- Native name: Константин Данилович Грицынин
- Born: 1905 Vannovka, Tulkibas District, Russian Empire
- Died: 1943 (aged 37–38)
- Allegiance: Soviet Union
- Branch: 16th Guards Cavalry Division
- Service years: 1942–1943
- Rank: guard corporal
- Conflicts: World War II
- Awards: Hero of the Soviet Union

= Konstantin Gritsynin =

Soviet soldier

Konstantin Danilovich Gritsynin (Константин Данилович Грицынин) (1905–1943) was a soldier of the Red Army. He was involved in World War II. He was awarded the title Hero of the Soviet Union in 1944.

== Biography ==
Konstantin Gritsynin was born on October 13, 1905, in the village of Vannovka (now the village named after Turar Ryskulov, Tulkibas District, South Kazakhstan region of Kazakhstan) into a peasant family. Ukrainian by nationality.
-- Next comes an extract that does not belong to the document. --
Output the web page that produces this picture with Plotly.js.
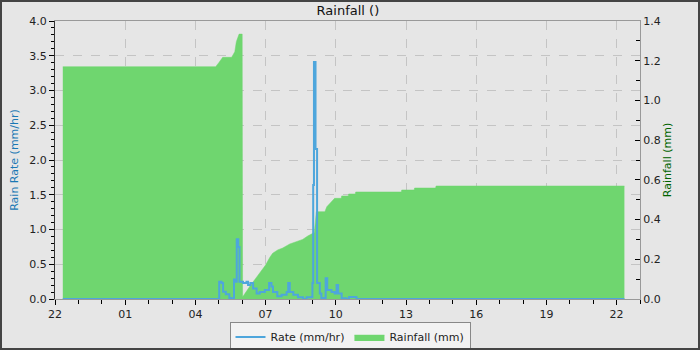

He graduated from elementary school and worked on a collective farm. In August 1942, Gritsynin was called up by the Kaganovichi RVC to serve in the Red Army. From September 1943 he fought on the fronts of the Great Patriotic War. With the rank of guard corporal, he was a telephone operator in the communications platoon of the 60th Guards Cavalry Regiment of the 16th Guards Cavalry Division (former 112th Bashkir Cavalry Division) of the 7th Guards Cavalry Corps of the 61st Army of the Central Front. He distinguished himself during the Battle of the Dnieper.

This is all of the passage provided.